# In the pentagon ABCDE AB = BC = CD = DE = AE = 8 cm. How will the perimeter of this pentagon change

**In the pentagon ABCDE AB = BC = CD = DE = AE = 8 cm. How will the perimeter of this pentagon change if: a) all its sides are increased 5 times; b) reduce its sides by a factor of 5? What is the ratio of the perimeter of pentagon ABCDE to its side?**

The perimeter of any polygon, pentagon in particular, is equal to the sum of the values of all its sides.

1) Hence, the perimeter P (ABCDE) = AB + BC + CD + DE + AE = 8 (cm) * 5 = 40 (cm).
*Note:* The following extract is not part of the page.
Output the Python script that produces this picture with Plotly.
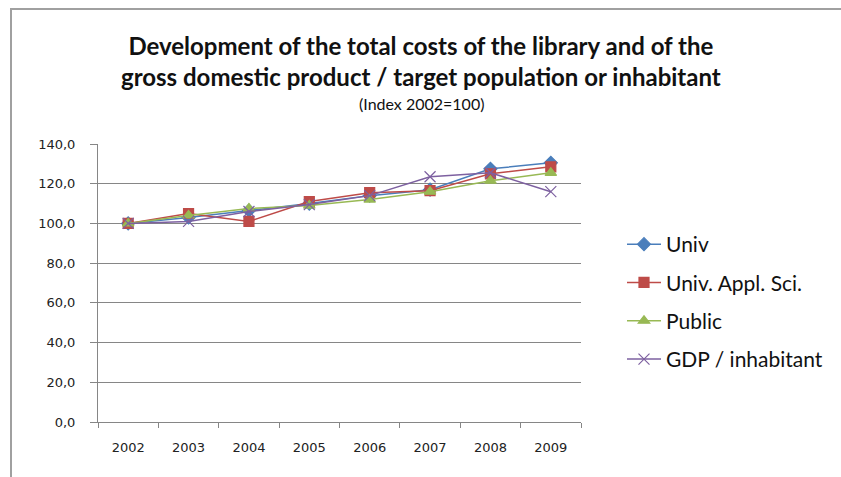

a) When each side is enlarged 5 times, the perimeter will also increase 5 times. Let’s prove it:

P 5 (ABCDE) = 5 * AB + 5 * BC + 5 * CD + 5 * DE + 5 * AE =

5 * (AB + BC + CD + DE + AE) = 5 * P (ABCDE) = 5 * 40 = 200 (cm).

That is, the perimeter has increased 5 times, like each side.

b) P (1/5 ABCDE) = 1/5 P (ABCDE) = 40/5 = 8 (cm).

P (ABCDE) / AB = 40/8 = 5. P (5ABCDE) / (AB * 5) = 200/5 * 8 = 5.